**JOB**
Print the lines of the listing below verbatim from its first line through the line bearing "import * as". Any pictures are to be omitted.
# # # # # # #
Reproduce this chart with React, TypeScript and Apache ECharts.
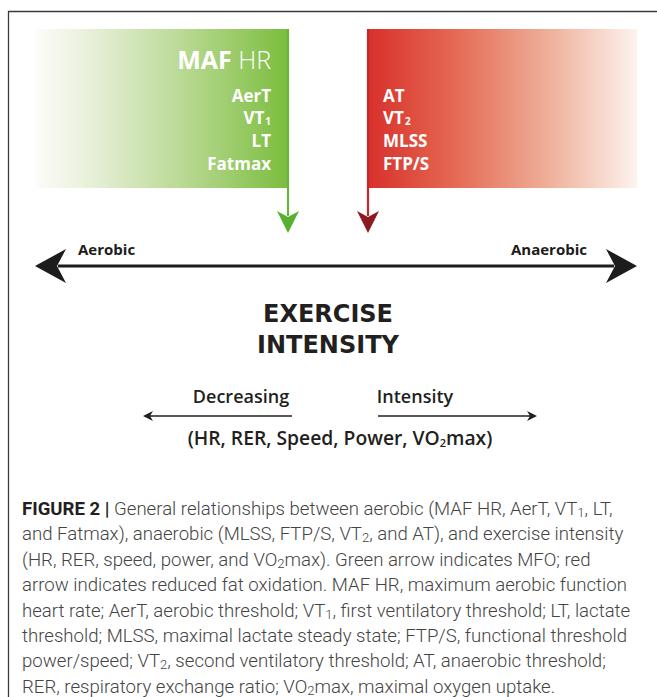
import React, { useEffect, useRef } from "react";
import * as echarts from "echarts";

const aerobicMarkers = ["AerT", "VT{ws|1}", "LT", "Fatmax"];
const anaerobicMarkers = ["AT", "VT{ws|2}", "MLSS", "FTP/S"];
const markerRowsY = [95, 117, 140, 163];
const axisEnds = ["Aerobic", "Anaerobic"];
const titleLines = ["EXERCISE", "INTENSITY"];
const directionWords = ["Decreasing", "Intensity"];
const variablesLine = "(HR, RER, Speed, Power, VO{ds|2}max)";
const captionLines = [
  "{b|FIGURE 2 |} General relationships between aerobic (MAF HR, AerT, VT{s|1}, LT,",
  "and Fatmax), anaerobic (MLSS, FTP/S, VT{s|2}, and AT), and exercise intensity",
  "(HR, RER, speed, power, and VO{s|2}max). Green arrow indicates MFO; red",
  "arrow indicates reduced fat oxidation. MAF HR, maximum aerobic function",
  "heart rate; AerT, aerobic threshold; VT{s|1}, first ventilatory threshold; LT, lactate",
  "threshold; MLSS, maximal lactate steady state; FTP/S, functional threshold",
  "power/speed; VT{s|2}, second ventilatory threshold; AT, anaerobic threshold;",
  "RER, respiratory exchange ratio; VO{s|2}max, maximal oxygen uptake.",
];

const DF = "'Open Sans', 'Noto Sans', sans-serif";
const TF = "'DejaVu Sans', sans-serif";
const CF = "Roboto, 'Liberation Sans', sans-serif";

function txt(x: number, y: number, text: string, s: any) {
  return {
    type: "text",
    x,
    y,
    silent: true,
    style: {
      text,
      align: s.align || "left",
      textAlign: s.align || "left",
      verticalAlign: "middle",
      textVerticalAlign: "middle",
      fontFamily: s.fontFamily || DF,
      fontSize: s.fontSize,
      fontWeight: s.fontWeight || "normal",
      fill: s.fill,
      lineHeight: s.lineHeight,
      rich: s.rich,
    },
  };
}

export default function App() {
  const ref = useRef<HTMLDivElement>(null);
  useEffect(() => {
    document.body.style.margin = "0";
    const chart = echarts.init(ref.current!, null, { renderer: "svg" });
    const elements: any[] = [];

    // frame
    elements.push({ type: "line", shape: { x1: 8, y1: 11.5, x2: 657, y2: 11.5 }, style: { stroke: "#3a3a3a", lineWidth: 1.3 } });
    elements.push({ type: "line", shape: { x1: 8.5, y1: 11, x2: 8.5, y2: 697 }, style: { stroke: "#3a3a3a", lineWidth: 1.3 } });

    // gradient boxes
    elements.push({
      type: "rect",
      shape: { x: 35, y: 29, width: 253, height: 159 },
      style: {
        fill: new echarts.graphic.LinearGradient(0, 0, 1, 0, [
          { offset: 0, color: "#fdfcf9" },
          { offset: 0.25, color: "#e4eed4" },
          { offset: 0.6, color: "#b7d890" },
          { offset: 1, color: "#7bbd3e" },
        ]),
      },
    });
    elements.push({
      type: "rect",
      shape: { x: 368, y: 29, width: 269, height: 159 },
      style: {
        fill: new echarts.graphic.LinearGradient(0, 0, 1, 0, [
          { offset: 0, color: "#d8302b" },
          { offset: 0.3, color: "#e4654f" },
          { offset: 0.65, color: "#eeab95" },
          { offset: 1, color: "#fdf3ee" },
        ]),
      },
    });

    // vertical arrows
    elements.push({ type: "line", shape: { x1: 288, y1: 29, x2: 288, y2: 216 }, style: { stroke: "#6cb33f", lineWidth: 2.2 } });
    elements.push({ type: "polygon", shape: { points: [[277, 211], [288, 217], [299, 211], [288, 233]] }, style: { fill: "#57b030" } });
    elements.push({ type: "line", shape: { x1: 368, y1: 29, x2: 368, y2: 216 }, style: { stroke: "#c3272c", lineWidth: 2.2 } });
    elements.push({ type: "polygon", shape: { points: [[357, 211], [368, 217], [379, 211], [368, 233]] }, style: { fill: "#8c1b1f" } });

    // MAF HR
    elements.push(
      txt(271, 59, "{b|MAF} {r|HR}", {
        align: "right",
        fontSize: 25,
        fill: "#fff",
        rich: {
          b: { fontFamily: DF, fontSize: 25, fontWeight: "bold", fill: "#fff" },
          r: { fontFamily: DF, fontSize: 25, fontWeight: 300, fill: "#fff" },
        },
      })
    );
    const markerRich = {
      ws: { fontFamily: DF, fontSize: 10, fontWeight: "bold", fill: "#fff", lineHeight: 19, padding: [8, 0, 0, 1] },
    };
    aerobicMarkers.forEach((m, i) =>
      elements.push(
        txt(271, markerRowsY[i], m, { align: "right", fontSize: 17, fontWeight: "bold", fill: "#fff", lineHeight: 19, rich: markerRich })
      )
    );
    anaerobicMarkers.forEach((m, i) =>
      elements.push(
        txt(383, markerRowsY[i], m, { align: "left", fontSize: 17, fontWeight: "bold", fill: "#fff", lineHeight: 19, rich: markerRich })
      )
    );

    // big double arrow
    elements.push({ type: "line", shape: { x1: 58, y1: 266, x2: 614, y2: 266 }, style: { stroke: "#1c1c1c", lineWidth: 3.2 } });
    elements.push({ type: "polygon", shape: { points: [[35, 266], [66, 249], [57, 266], [66, 283]] }, style: { fill: "#1c1c1c" } });
    elements.push({ type: "polygon", shape: { points: [[637, 266], [606, 249], [615, 266], [606, 283]] }, style: { fill: "#1c1c1c" } });
    elements.push(txt(78, 249, axisEnds[0], { fontSize: 15, fontWeight: "bold", fill: "#1c1c1c" }));
    elements.push(txt(587, 249, axisEnds[1], { align: "right", fontSize: 15, fontWeight: "bold", fill: "#1c1c1c" }));

    // title
    elements.push(txt(328, 314, titleLines[0], { align: "center", fontFamily: TF, fontSize: 24, fontWeight: "bold", fill: "#231f20" }));
    elements.push(txt(328, 345, titleLines[1], { align: "center", fontFamily: TF, fontSize: 24, fontWeight: "bold", fill: "#231f20" }));

    // direction
    elements.push(txt(241, 396, directionWords[0], { align: "center", fontSize: 18, fontWeight: 600, fill: "#231f20" }));
    elements.push(txt(415, 396, directionWords[1], { align: "center", fontSize: 18, fontWeight: 600, fill: "#231f20" }));
    elements.push({ type: "line", shape: { x1: 292, y1: 416, x2: 148, y2: 416 }, style: { stroke: "#231f20", lineWidth: 1.3 } });
    elements.push({ type: "polygon", shape: { points: [[143, 416], [153, 411], [150, 416], [153, 421]] }, style: { fill: "#231f20" } });
    elements.push({ type: "line", shape: { x1: 378, y1: 416, x2: 532, y2: 416 }, style: { stroke: "#231f20", lineWidth: 1.3 } });
    elements.push({ type: "polygon", shape: { points: [[537, 416], [527, 411], [530, 416], [527, 421]] }, style: { fill: "#231f20" } });
    elements.push(
      txt(340, 437, variablesLine, {
        align: "center",
        fontSize: 19.3,
        fontWeight: 600,
        fill: "#231f20",
        lineHeight: 24,
        rich: { ds: { fontFamily: DF, fontSize: 11, fontWeight: 600, fill: "#231f20", lineHeight: 24, padding: [10, 0, 0, 0] } },
      })
    );

    // caption
    const capRich = {
      b: { fontFamily: CF, fontSize: 18.6, fontWeight: "bold", fill: "#231f20", lineHeight: 24 },
      s: { fontFamily: CF, fontSize: 13, fontWeight: 300, fill: "#444", lineHeight: 24, padding: [7, 0, 0, 0] },
    };
    captionLines.forEach((l, i) =>
      elements.push(
        txt(22, 509 + i * 25.4, l, { fontFamily: CF, fontSize: 18.6, fontWeight: 300, fill: "#444", lineHeight: 24, rich: capRich })
      )
    );

    chart.setOption({ animation: false, graphic: { elements } });
    return () => chart.dispose();
  }, []);
  return <div ref={ref} style={{ width: 657, height: 697, background: "#fff" }} />;
}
# # # # # # #
**SOLUTION TO THE PROBLEM**
Reproduce this chart with React, TypeScript and Apache ECharts.
import React, { useEffect, useRef } from "react";
import * as echarts from "echarts";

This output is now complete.